The first thing to look for is well-drained ground, not only for your tent, but also where you will be spending time in camp. Avoid any area which is at the bottom of a depression or in the path of drainage, even if it is dry at the time. I learned this lesson the hard way when I was younger, and I spent more than a few nights inside a wet tent with a wet sleeping bag after a thunderstorm blew through.
Next, look at the vegetation surrounding the camp spot. You want some trees for shade, but avoid camping under a tree with large, dead limbs which can fall during high wind. I had this happen to me once; sometimes I am amazed I made it to this point in my life. Luckily I wasn’t hut too badly, just some cuts and scrapes, but it demolished my tent in the middle of a rain storm. Those big dead branches are called “widow makers” for a reason. You also want to avoid lush vegetation too close to camp as these are bug magnets, especially for mosquitoes and black flies. Standing water in puddles will also attract mosquitoes, in fact that is where there are usually born.

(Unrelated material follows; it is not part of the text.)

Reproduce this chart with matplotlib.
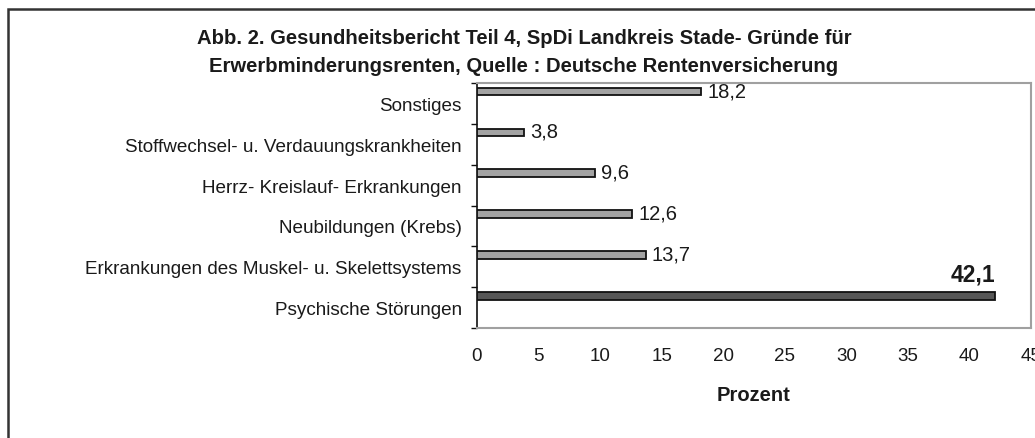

If you are camping near a lake, you want to make your camp 10 – 15 feet above the water level. This way you get the benefit of any cooling breeze that may blow, and you will also be above the fog and heavy dew that may form when the moist, warm air over the lake cools off during the night. While camping right on the beach is romantic, it is also an area that holds a lot of hatching midges and “no-see-ums,” which are annoying, tiny insects that you can’t see, but will definitely irritate you.
The next thing to look for is poison ivy, poison oak, or poison sumac, especially if you have young kids that are likely to be rummaging around on the ground. Remember the saying “Leaves of three, let it be.” This applies to poison ivy and poison oak, but poison sumac can have 7 or 13 leaf clusters of leaves. It can be an unpleasant experience for anyone coming in contact with one of these poisonous plants, but it can quickly end a camping trip if a child gets the poison. Be sure to have calamine lotion, an over-the-counter hydrocortisone cream, or antihistamine on hand to treat the rash.

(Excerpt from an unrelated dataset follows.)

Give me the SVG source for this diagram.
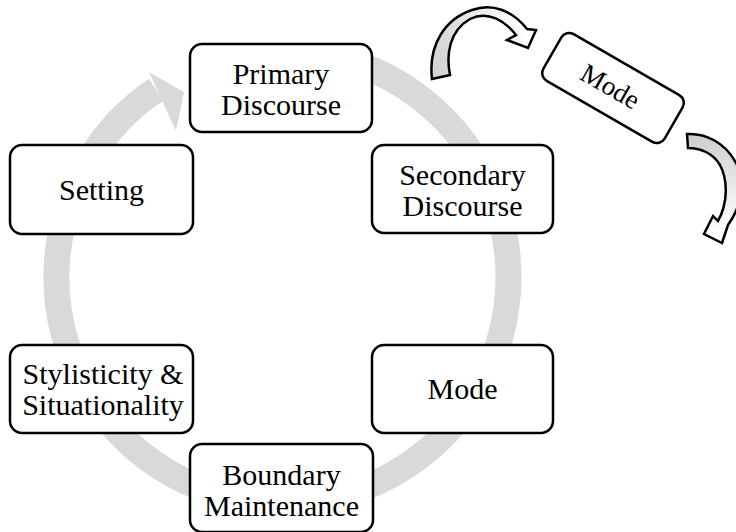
<svg xmlns="http://www.w3.org/2000/svg" width="736" height="532" viewBox="0 0 736 532">
<defs>
<style>
.box{fill:#ffffff;stroke:#000000;stroke-width:2.5}
.lbl{font-family:"Liberation Serif","Times New Roman",serif;font-size:30px;fill:#000000;text-anchor:middle}
.ring{fill:none;stroke:#d9d9d9;stroke-width:26}
.curved{stroke:#000000;stroke-width:2.5;stroke-linejoin:miter}
</style>
<linearGradient id="g1" x1="432" y1="78" x2="530" y2="45" gradientUnits="userSpaceOnUse">
<stop offset="0" stop-color="#cfcfcf"/>
<stop offset="0.5" stop-color="#e6e6e6"/>
<stop offset="1" stop-color="#ffffff"/>
</linearGradient>
<linearGradient id="g2" x1="688" y1="140" x2="710" y2="235" gradientUnits="userSpaceOnUse">
<stop offset="0" stop-color="#cfcfcf"/>
<stop offset="0.5" stop-color="#e6e6e6"/>
<stop offset="1" stop-color="#ffffff"/>
</linearGradient>
</defs>
<g id="connectors">
<path class="ring" d="M 341,58.7 A 226 226 0 1 1 156.1,89.6"/>
<polygon points="149,72 184,92 176,131" fill="#d9d9d9"/>
<path class="curved" fill="url(#g1)" d="M 432,79 L 450,75 C 446,55 449,31 470,19 C 488,10 505,21 516,35 L 507,40 L 528,48 L 536,30 L 527,29 C 512,10 492,3 472,10 C 445,19 428,45 432,79 Z"/>
<path class="curved" fill="url(#g2)" d="M 687,134 L 688,148 C 700,148 713,153 720,165 C 728,180 728,203 718,221 L 713,216 L 704,234 L 722,243 L 728,225 C 742,205 746,182 736,163 C 725,142 705,133 687,134 Z"/>
</g>
<g id="primary">
<rect class="box" x="190" y="44" width="182" height="88" rx="12"/>
<text class="lbl" x="281" y="84">Primary</text>
<text class="lbl" x="281" y="115">Discourse</text>
</g>
<g id="secondary">
<rect class="box" x="372" y="145" width="181" height="88" rx="12"/>
<text class="lbl" x="462.5" y="185">Secondary</text>
<text class="lbl" x="462.5" y="216">Discourse</text>
</g>
<g id="setting">
<rect class="box" x="10" y="145" width="183" height="89" rx="12"/>
<text class="lbl" x="101.5" y="200">Setting</text>
</g>
<g id="stylisticity">
<rect class="box" x="10" y="345" width="183" height="88" rx="12"/>
<text class="lbl" x="103" y="384">Stylisticity &amp;</text>
<text class="lbl" x="103" y="415">Situationality</text>
</g>
<g id="mode">
<rect class="box" x="372" y="345" width="181" height="88" rx="12"/>
<text class="lbl" x="462.5" y="399">Mode</text>
</g>
<g id="boundary">
<rect class="box" x="190" y="444" width="183" height="88" rx="12"/>
<text class="lbl" x="281.5" y="485">Boundary</text>
<text class="lbl" x="281.5" y="516">Maintenance</text>
</g>
<g id="mode-rotated" transform="translate(613,88) rotate(30)">
<rect class="box" x="-70" y="-27" width="140" height="54" rx="9"/>
<text class="lbl" x="-3" y="9" style="font-size:27px">Mode</text>
</g>
</svg>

Another thing I always look for in a good camping spot is running water. While a running stream may not be pure to drink, you can boil it to drink, use it to wash dishes, or you can bathe yourself. It is best to do the bathing and washing away from the stream so you don’t contaminate the water with soap.
Finally, I like a camping area that has a good supply of wood, not only for firewood, but also for building things. I like to make things when I go camping, like tables, chairs, and obviously marshmallow sticks for the kids. When camping in the winter you will need a lot more firewood than you will in warmer months, and it is always a good idea to get your wood gathered, cut, and covered as one of your first camp chores.
There are some basics tips for selecting a good camp site. As I have written recently, I am anxious to get out camping myself, but we are supposed to get another blast of cold air and snow starting tomorrow night. It was 80 degrees today, and it is going to start snowing tomorrow night, that’s Colorado for you. But I will get out soon!